Mortgage markets improved last week on mixed messages about the economy, and a growing belief that the government will move to stimulate the economy.
Conforming mortgage rates eased lower.
According to Freddie Mac’s weekly mortgage market survey, average mortgage rates nationwide fell to new all-time lows last week. On the other side of that point, however, is that the accompanying “points” for today’s low rates have climbed to their highest levels of 2010.
In other words, mortgage rates are down, but closing costs are up.
There were two main stories driving mortgage rates last week. The first was the Federal Reserve.
Although nothing has been said specifically, markets are speculating that the government will add new layers of market support to spark the economy.

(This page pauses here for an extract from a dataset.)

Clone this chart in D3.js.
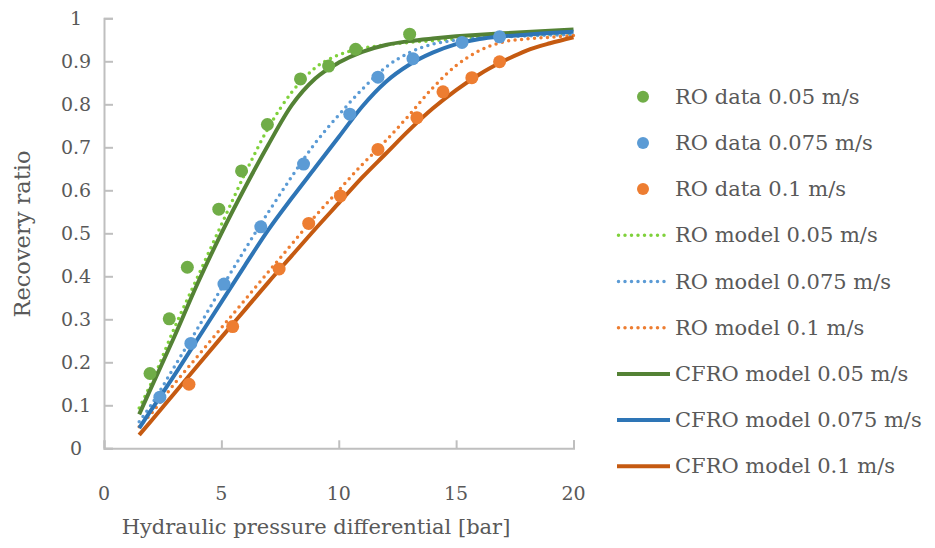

The prevailing thought is that — if there’s intervention — the Fed will buy treasuries and mortgage bonds, driving up prices and pushing down yields. Rates dropped last week in anticipation of such a move.
The second factor in falling mortgage rates was Friday’s jobs report.
Economists expected the economy to shed 5,000 jobs in September. Instead, it lost 95,000, anchored by the elimination of temporary census workers and job losses in local governments. The private sector didn’t fare so poorly, adding sixty-four thousand jobs. However, that, too, fell short of expectations.
The results contributed to a mortgage market rally already in-process.
This week, there’s a number of releases that should keep mortgage rates on the move — up and down — including Fed Minutes (Tuesday), Producer Price Index (Thursday), and Consumer Price Index, Retail Sales and a confidence survey (Friday).
Mortgage rates are low and may not stay that way. If you’re floating a mortgage rate, or wondering whether now is the time to lock, talk to you loan officer. Rates are expected be volatile this week.